The album version ends with the sound of several light machine guns firing and a final explosion, evoking the dropping of another atomic bomb.

Covers and features[edit]

Pete Seeger covered the song in 1970. There were initially plans to release his version as a single, and indeed some copies were sent out to DJs, but according to Seeger, distributors refused to handle it, and it was never officially released. It eventually found its way onto the Internet.[16] It was also included as a bonus track on a reissue of his 1969 album Young vs. Old.[17]

McDonald performed part of the song while playing a folksinging hippie named "Joaquin" in the Tales of the City TV miniseries.[18]

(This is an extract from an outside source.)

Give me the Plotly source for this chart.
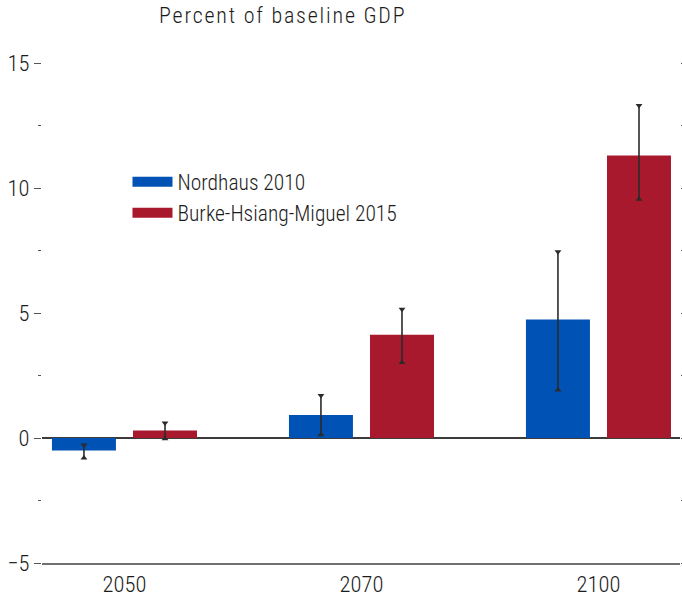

The song was regularly broadcast into Hỏa Lò Prison (the "Hanoi Hilton"), in North Vietnam, to American prisoners of war by their captors. The prisoners later reported it actually boosted their morale as they sang along.[19]

The Passion Killers, comprising several members of the band Chumbawamba, covered the song with modified lyrics on their 1991 single, "Whoopee! We're All Gonna Die!", as a protest against the first Gulf War.[1][20]

Japanese band Omoide Hatoba included a 40-second-long cover on their 1992 album Black Hawaii, with the title reading "I-Feel-Like-I'm-Fix-in-to-Die Rag." Sung by Public Bath Records' David Hopkins, it consists of the intro, first verse, chorus, and the chorus starting to repeat when Seiichi Yamamoto cuts it off by shouting "Next!"

Swedish rock singer Svante Karlsson (sv) covered it in 2003 on his album Autograph. This version features a solo performed by legendary guitarist Albert Lee.

The song has been featured in the films Woodstock (1970), More American Graffiti (1979), Purple Haze (1982), and Hamburger Hill (1987), and the HBO miniseries Generation Kill (2008). It was also featured in the TV show The Wonder Years, in the season 2 episode, titled "Walk Out" (1989).

It was referenced on the 2008 edition of the AP United States History exam.[21]